Pesan yang hendak disampaikan adalah maaf itu perlu ada tindak lanjut melalui aksi nyata. Mengapa? Jawabnya karena sesungguhnya dalam kata maaf itu terdapat janji untuk memperbaiki diri. Janji untuk berbuat lebih baik dan tidak mengulangi kesalahan.
Maknanya, seperti diajarkan para leluhur, memperbaiki adalah upaya yang dilakukan secara sungguh-sungguh untuk tidak mengulangi kesalahan yang sama, apalagi sama persis.
Sering dikatakan, hanya keledai yang terperosok ke dalam lubang sama, meski sang keledai pun, tentu tidak berkehendak demikian.
Jika memiliki kemampuan tentu akan menghindar. Lebih-lebih bagi kita, makhluk yang memiliki derajat sangat tinggi.
Upaya memperbaiki diri, tidak saja dalam ucapan, ungkapan, dan tulisan. Tetapi yang lebih utama sikap nyata dalam kehidupan sehari-hari.
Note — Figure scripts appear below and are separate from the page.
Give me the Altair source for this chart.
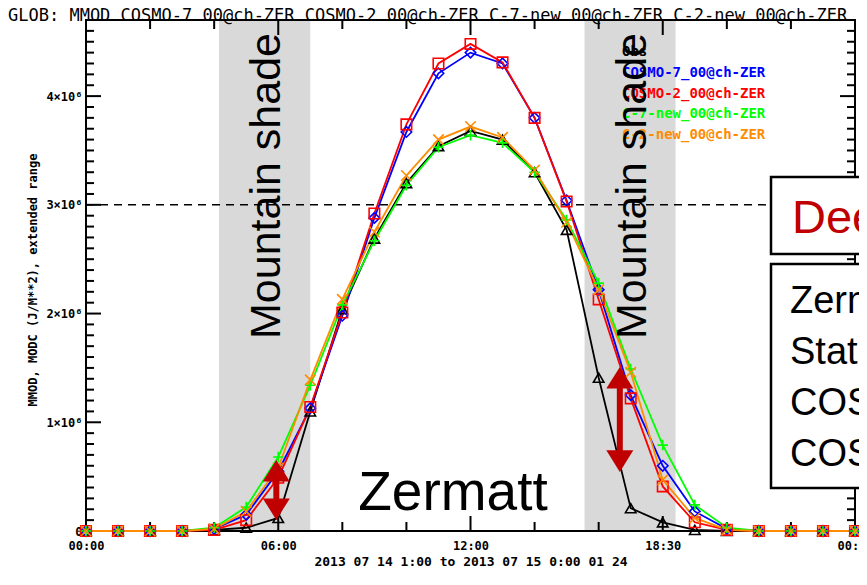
import altair as alt
import pandas as pd

# ---------------- data (values in 10^6 J/m^2) ----------------
hours = list(range(25))
obs    = [0, 0, 0, 0, 0.01, 0.03, 0.12, 1.10, 2.04, 2.69, 3.20, 3.54, 3.68, 3.60, 3.30, 2.77, 1.41, 0.21, 0.08, 0.01, 0, 0, 0, 0, 0]
cosmo7 = [0, 0, 0, 0, 0.02, 0.15, 0.55, 1.13, 1.98, 2.88, 3.67, 4.21, 4.40, 4.30, 3.80, 3.04, 2.22, 1.25, 0.60, 0.18, 0.02, 0, 0, 0, 0]
cosmo2 = [0, 0, 0, 0, 0.01, 0.10, 0.49, 1.14, 2.01, 2.92, 3.74, 4.30, 4.48, 4.31, 3.80, 3.03, 2.13, 1.22, 0.41, 0.08, 0.01, 0, 0, 0, 0]
c7new  = [0, 0, 0, 0, 0.03, 0.22, 0.68, 1.34, 2.08, 2.67, 3.18, 3.53, 3.64, 3.57, 3.30, 2.86, 2.28, 1.49, 0.79, 0.24, 0.03, 0, 0, 0, 0]
c2new  = [0, 0, 0, 0, 0.02, 0.18, 0.58, 1.39, 2.13, 2.75, 3.27, 3.60, 3.72, 3.62, 3.32, 2.84, 2.22, 1.46, 0.47, 0.12, 0.01, 0, 0, 0, 0]

series_names = ["Obs", "COSMO-7_00@ch-ZER", "COSMO-2_00@ch-ZER", "C-7-new_00@ch-ZER", "C-2-new_00@ch-ZER"]
series_values = [obs, cosmo7, cosmo2, c7new, c2new]
series_colors = ["#000000", "#0000ff", "#ff0000", "#00ff00", "#ff8c00"]
series_shapes = ["triangle-up", "diamond", "square", "M-1,0L1,0M0,-1L0,1", "M-1,-1L1,1M-1,1L1,-1"]

shade_start = [4.15, 15.56]
shade_end = [7.0, 18.4]

x_major = [0, 6, 12, 18, 24]
x_minor = [2, 4, 8, 10, 14, 16, 20, 22]
y_major = [0, 1, 2, 3, 4]
y_minor = [i / 10 for i in range(1, 47) if i % 10 != 0]

arrow_x = [5.94, 16.66]
arrow_top = [0.653, 1.509]
arrow_bottom = [0.101, 0.543]

title_text = "GLOB: MMOD COSMO-7 00@ch-ZER COSMO-2 00@ch-ZER C-7-new 00@ch-ZER C-2-new 00@ch-ZER"
ytitle_text = "MMOD, MODC (J/M**2), extended range"
xtitle_text = "2013 07 14 1:00 to 2013 07 15 0:00 01 24"
box2_lines = ["Zermatt", "Station", "COSMO-7", "COSMO-2"]

# ---------------- layout ----------------
W, H = 773, 511
PX24 = 769  # pixel of hour 24
XMAX = 24 * W / PX24
YMAX = 4.70e6

rows = []
for name, vals in zip(series_names, series_values):
    for h, v in zip(hours, vals):
        rows.append({"hour": h, "val": v * 1e6, "series": name})
df = pd.DataFrame(rows)

xs = alt.Scale(domain=[0, XMAX], nice=False, zero=False)
ys = alt.Scale(domain=[0, YMAX], nice=False, zero=False)

x_label_expr = ("datum.value==0?'00:00':datum.value==6?'06:00':datum.value==12?'12:00':"
                "datum.value==18?'18:30':'00:00'")
xax = alt.Axis(values=x_major, labelExpr=x_label_expr, ticks=False, domain=False, grid=False,
               labelFont="DejaVu Sans Mono", labelFontSize=12, labelFontWeight="bold",
               labelColor="black", labelPadding=9, title=None, labelFlush=False)
yax = alt.Axis(values=[v * 1e6 for v in y_major],
               labelExpr="datum.value==0?'0':format(datum.value/1e6,'d')+'×10⁶'",
               ticks=False, domain=False, grid=False,
               labelFont="DejaVu Sans Mono", labelFontSize=12, labelFontWeight="bold",
               labelColor="black", labelPadding=4, title=None)


def X(field, **kw):
    return alt.X(field, scale=xs, axis=xax, **kw)


def Y(field, **kw):
    return alt.Y(field, scale=ys, axis=yax, **kw)


layers = []

# shaded regions
shade_df = pd.DataFrame({"s": shade_start, "e": shade_end})
layers.append(alt.Chart(shade_df).mark_rect(color="#d9d9d9").encode(
    x=X("s:Q"), x2="e:Q", y=alt.value(0), y2=alt.value(H)))

# dashed line at 3e6
dash_df = pd.DataFrame({"x0": [0], "x1": [21.375], "y": [3e6]})
layers.append(alt.Chart(dash_df).mark_rule(color="black", strokeWidth=1.5, strokeDash=[8, 6]).encode(
    x=X("x0:Q"), x2="x1:Q", y=Y("y:Q")))

# frame
one = pd.DataFrame({"a": [0]})
layers.append(alt.Chart(one).mark_rect(fillOpacity=0, stroke="black", strokeWidth=2).encode(
    x=alt.value(0), x2=alt.value(PX24), y=alt.value(0), y2=alt.value(H)))

# tick marks (inward, IDL style)
for vals, ln in [(x_major, 15), (x_minor, 9)]:
    tdf = pd.DataFrame({"t": vals})
    layers.append(alt.Chart(tdf).mark_rule(color="black", strokeWidth=2).encode(
        x=X("t:Q"), y=alt.value(H), y2=alt.value(H - ln)))
    layers.append(alt.Chart(tdf).mark_rule(color="black", strokeWidth=2).encode(
        x=X("t:Q"), y=alt.value(0), y2=alt.value(ln)))
for vals, ln in [(y_major, 15), (y_minor, 8)]:
    tdf = pd.DataFrame({"t": [v * 1e6 for v in vals]})
    layers.append(alt.Chart(tdf).mark_rule(color="black", strokeWidth=2).encode(
        y=Y("t:Q"), x=alt.value(0), x2=alt.value(ln)))
    layers.append(alt.Chart(tdf).mark_rule(color="black", strokeWidth=2).encode(
        y=Y("t:Q"), x=alt.value(PX24 - ln), x2=alt.value(PX24)))

color_scale = alt.Scale(domain=series_names, range=series_colors)
shape_scale = alt.Scale(domain=series_names, range=series_shapes)

layers.append(alt.Chart(df).mark_line(strokeWidth=1.8).encode(
    x=X("hour:Q"), y=Y("val:Q"),
    color=alt.Color("series:N", scale=color_scale, legend=None),
    detail="series:N"))
layers.append(alt.Chart(df).mark_point(filled=False, size=110, strokeWidth=1.6, opacity=1).encode(
    x=X("hour:Q"), y=Y("val:Q"),
    color=alt.Color("series:N", scale=color_scale, legend=None),
    shape=alt.Shape("series:N", scale=shape_scale, legend=None)))

# legend texts
leg_y = [32, 53, 74, 94, 115]
for name, col, yy in zip(series_names, series_colors, leg_y):
    layers.append(alt.Chart(pd.DataFrame({"t": [name]})).mark_text(
        align="left", baseline="middle", font="DejaVu Sans Mono", fontSize=14, fontWeight="bold",
        color=col).encode(x=alt.value(536), y=alt.value(yy), text="t:N"))

# Mountain shade labels
for px in [194, 560]:
    layers.append(alt.Chart(pd.DataFrame({"t": ["Mountain shade"]})).mark_text(
        angle=270, align="center", baseline="alphabetic", font="Liberation Sans", fontSize=43,
        color="black").encode(x=alt.value(px), y=alt.value(166), text="t:N"))

# Zermatt
layers.append(alt.Chart(pd.DataFrame({"t": ["Zermatt"]})).mark_text(
    align="center", baseline="alphabetic", font="Liberation Sans", fontSize=55, color="black").encode(
    x=alt.value(367), y=alt.value(490), text="t:N"))

# red double arrows
adf = pd.DataFrame({"x": arrow_x, "top": [v * 1e6 for v in arrow_top],
                    "bot": [v * 1e6 for v in arrow_bottom]})
adf["stop"] = adf["top"] - 0.12e6
adf["sbot"] = adf["bot"] + 0.12e6
layers.append(alt.Chart(adf).mark_rule(color="#c00000", strokeWidth=6).encode(
    x=X("x:Q"), y=Y("stop:Q"), y2="sbot:Q"))
layers.append(alt.Chart(adf).mark_point(filled=True, opacity=1, size=729, color="#c00000",
                                        shape="M0,0L1,1.6L-1,1.6Z").encode(
    x=X("x:Q"), y=Y("top:Q")))
layers.append(alt.Chart(adf).mark_point(filled=True, opacity=1, size=729, color="#c00000",
                                        shape="M0,0L1,-1.6L-1,-1.6Z").encode(
    x=X("x:Q"), y=Y("bot:Q")))

# right-hand boxes (clipped at plot edge / window edge)
layers.append(alt.Chart(one).mark_rect(fill="white", stroke="black", strokeWidth=2.5, clip=True).encode(
    x=alt.value(685), x2=alt.value(900), y=alt.value(157), y2=alt.value(234)))
layers.append(alt.Chart(one).mark_rect(fill="white", stroke="black", strokeWidth=2.5, clip=True).encode(
    x=alt.value(685), x2=alt.value(900), y=alt.value(244), y2=alt.value(468)))
layers.append(alt.Chart(pd.DataFrame({"t": ["Deep valley"]})).mark_text(
    align="left", baseline="alphabetic", font="Liberation Sans", fontSize=47, color="#c00000",
    clip=True).encode(x=alt.value(706), y=alt.value(213), text="t:N"))
for i, line in enumerate(box2_lines):
    layers.append(alt.Chart(pd.DataFrame({"t": [line]})).mark_text(
        align="left", baseline="alphabetic", font="Liberation Sans", fontSize=38, color="black",
        clip=True).encode(x=alt.value(704), y=alt.value(293 + 51 * i), text="t:N"))

# titles
layers.append(alt.Chart(pd.DataFrame({"t": [title_text]})).mark_text(
    align="left", baseline="alphabetic", font="DejaVu Sans Mono", fontSize=17, color="black").encode(
    x=alt.value(-78), y=alt.value(0.5), text="t:N"))
layers.append(alt.Chart(pd.DataFrame({"t": [ytitle_text]})).mark_text(
    angle=270, align="center", baseline="middle", font="DejaVu Sans Mono", fontSize=12,
    fontWeight="bold", color="black").encode(x=alt.value(-53), y=alt.value(260), text="t:N"))
layers.append(alt.Chart(pd.DataFrame({"t": [xtitle_text]})).mark_text(
    align="center", baseline="middle", font="DejaVu Sans Mono", fontSize=13, fontWeight="bold",
    color="black").encode(x=alt.value(385), y=alt.value(542), text="t:N"))

chart = alt.layer(*layers).properties(
    width=W, height=H,
    autosize=alt.AutoSizeParams(type="none"),
    padding={"left": 78, "top": 12, "right": 0, "bottom": 38},
    background="white",
).configure_view(stroke=None)

chart.save("out.html", embed_options={"renderer": "svg", "actions": False})
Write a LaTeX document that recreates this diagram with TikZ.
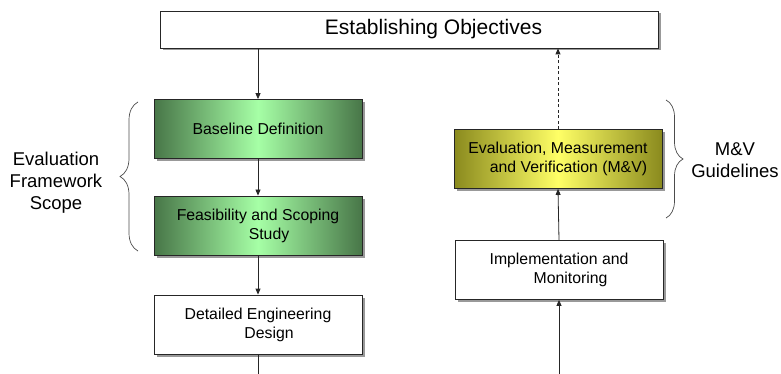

Mengapa perlu memperbaiki diri? Jawabnya, maaf itu tidak menghapus kesalahan. Maaf tidak mengubah kesalahan menjadi kebenaran. Kesalahan tetap kesalahan, kebenaran adalah tetap kebenaran.
Saling memaafkan adalah kesadaran bersama untuk melupakan kesalahan yang sudah terjadi. Ke depan, sama-sama menjaga dan berupaya mencegah terjadinya kesalahan.
Kita menyaksikan hari-hari terakhir ini, dalam suasana Hari Raya Idul Fitri 1445 H/2024 M, kata maaf memenuhi ruang publik, baik di dunia maya maupun alam nyata. Tak terkecuali para elite politik dan tokoh bangsa yang saling berkunjung.
Mengulurkan tangan untuk meminta maaf dan menerima jabat tangan tanda memaafkan merupakan budaya bangsa kita sejak dulu kala yang hendaknya terus kita pelihara.
Saling memaafkan untuk melupakan segala macam gesekan dan perselisihan yang sempat terjadi saat kompetisi pemilu 2024, baik pilpres maupun pileg.
Dalam kehidupan politik yang penuh dinamika, dikenal istilah “Tak ada lawan abadi”. Tahun lalu hingga tahun ini, sebelum pemungutan suara 14 Februari 2024, menjadi “lawan dan rival”, tetapi kini hendaknya tidak ada lagi lawan, yang ada adalah kawan seperjuangan membangun masa depan bangsa dan negara.
Itulah kehidupan yang serba neka dan penuh dinamika yang seyogyanya tak ada lagi dendam, apalagi ‘dendam politik’.
Yang hendak kami katakan, segala persoalan sejatinya bisa diawali penyelesaiannya dengan kata maaf dan saling memaafkan. Mulai dari lingkup terkecil keluarga, lingkungan RT/TW, kelurahan, pemda hingga istana.